Taking a second to talk about accessories, red dots, lasers and scopes on gauges-UGH 🙁 A 40 meter range and you need a red dot?? Its your $$ I guess and I won’t knock it I suppose but I’ll pass. What you do need is the side shell carrier, it bolts onto the left side of the receiver and keeps 5-6 rounds ready for fast reloading into your tube with you weak hand all the while you can hold up the weapon and stay ready to fire while doing it. The other is a good light. Everybody knows how I feel about lights, they are a must have. For blinding your target and helping you positively identify them before leaving 9 pellets in the wrong persons chest.
Wrapping up: This was food for thought on gauges and the Mossberg 590A1 in particular.
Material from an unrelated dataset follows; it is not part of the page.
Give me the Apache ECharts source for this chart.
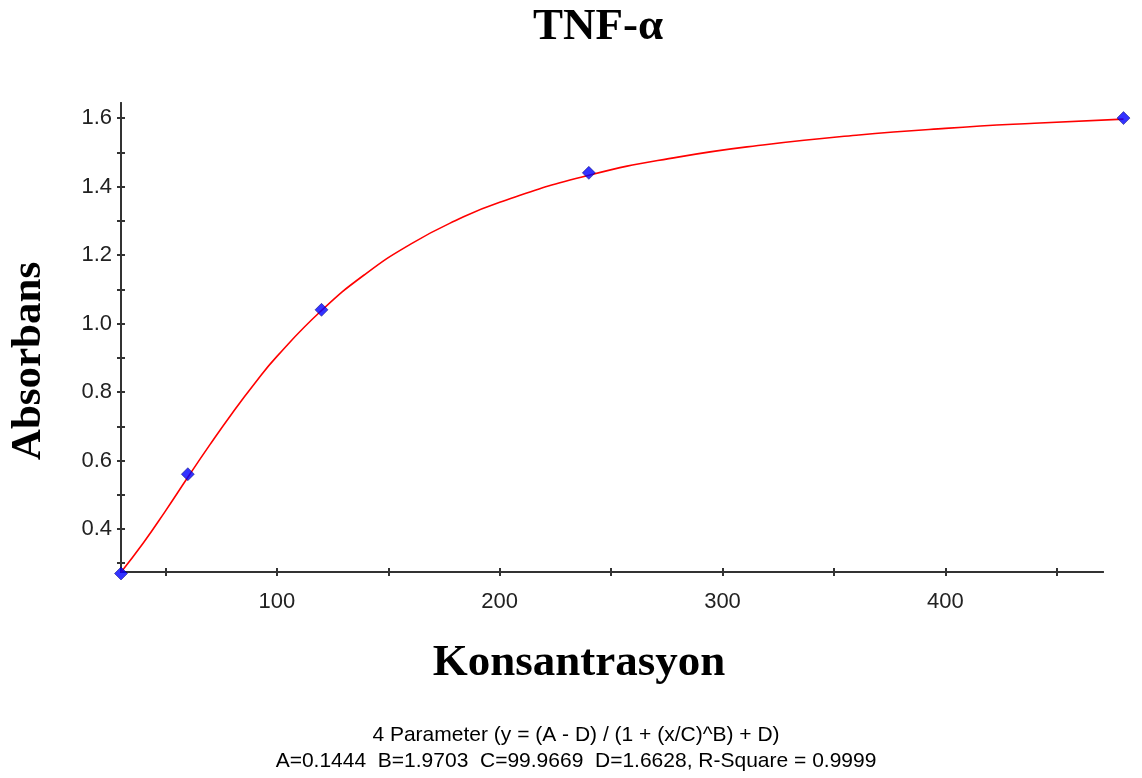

I personally don’t get all excited when I see a shotgun but they do have their place, it’s just that my place is behind an M4, 50 cal or a sniper rifle that’s all. They are effective tools for home defense as long as you have a shorter model, they also scare a lot of people on the receiving end. I recommend the high brass #6 “Heavy field load” from federal (blue 25 rd box at walmart) for home security. Enough thump to be sure your target is going down but should minimize the dangers of over penetration in your home. That ammo choice I read years ago from the late (Great) Col. Jeff Cooper and I totally agree.
As always thanks for reading and happy shooting.